2pm – I was sitting in the CRN in Building 9 of MIT and looked up and realized that there was this diffused light from the ceiling and of course from most of the walls and doors being made of glass. I suddenly realized that’s why all these houseplants seemed to be thriving in what could be a really inhospitable environment. I wondered if they knew the fake light from the real sun.

5pm – I’m walking from the other side of campus to Kendall T stop and run into the hotel to use the bathroom. When I emerge to see Main St from a different direction than when I went in, I realize that the red and orange flags lining the street seem to be glowing. I stared for a while and realized it was because the late afternoon sun was beaming down the street between the buildings, almost focusing the light on the flags’ warm colors. The color of the flags, heightened by that angle of the sun, popped out like a recolored black and white photo, against the gray angular buildings

6pm – Inside the bus, the light is harsh like we’re inside a fluorescent lit office space. As if riding the bus wasn’t halting and jerky enough, the light washed out the soft light of twilight outside and brings out yellowy jaundice in my fellow passengers. I wonder if this choice of lighting is due to economy or a push to have folks not ride the bus all night.

7pm – My friend Ben calls my cell and I tell him about my light journal. Ben’s a pretty amazing amatuer photographer himself, as well as a mathematician/computer geek, so he tells me to notice the angle of the new autumn light. He explains something about the rotation and angle of the earth make the shadows act differently, the sky crisper, and the contrast outside much higher. I try to notice this a bit on my walk home through Tufts to Medford, but the cars and cell phone conversation are distracting.

9/13

5 am – I wake up to a gray morning but I love that I’ve combatted this phenomenon by painting my bedroom walls a soft yellow/orange, described by my brother as “you’re inside the yolk of an egg.” Even with the low contrast outside and the lights off, this shade still feels warm and southwestern.
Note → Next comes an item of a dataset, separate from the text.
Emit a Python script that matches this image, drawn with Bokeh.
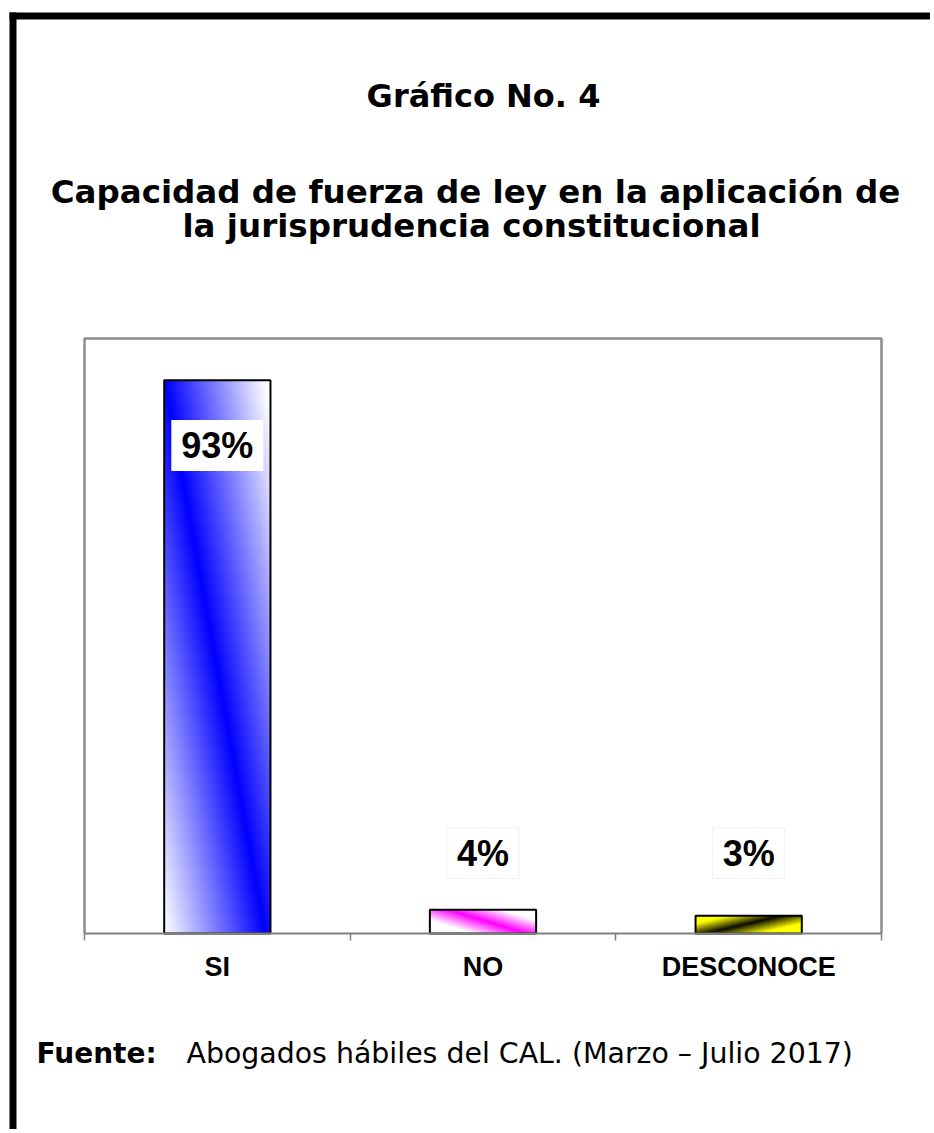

8 am – The morning has brightened and so has the warmth of my room. I give myself a pat on the back for choosing it and complementing it with a bright red bedspread. People think I’m nuts because my last room was painted a green/yellow called “Lemongrass” by the paint company. I loved that room for five years, because although it only had one window, it always felt like spring. That room did wake me up with its brightness however, while the new one tends to embrace me and snuggle me in more.

2:30pm – While sitting in the 4th cafe at MIT called Steam, I realized that the name totally didn’t fit the lighting of the space. Steam is not hazing or humid, but rather full of light from high long windows that shine down from high above onto the coffee drinkers.

5pm – I’m holed up in the Rotch Library most of the afternoon and I hate how big the space is for studying. When I say hate, I mean it has such high ceilings and tons of light but no corners to hide and put my head into the studying sand.

7pm – At a meeting in the DUSP Common Room, I realize that we’re lucky to have such a space with the almost floor to ceiling windows. Will they make it cold in the winter or will all the light make it warm? It’s weird to me that they mixed these lovely windows with hanging fluorescent lights and painted blue pipes in the ceiling. But then I realize it’s a huge step up from the hole in the literal brick wall that was my offices at UMass Boston. Rumored to be designed after prison structures in the 70′s to discourage student gatherings, the Wheately Building at UMB always seemed to suck my lifeforce and any natural light into its painted over cement walls. I look around the crowded Common Room and realize that even though we’re not on a street, there’s still natural light and I don’t feel like a human rat in the maze.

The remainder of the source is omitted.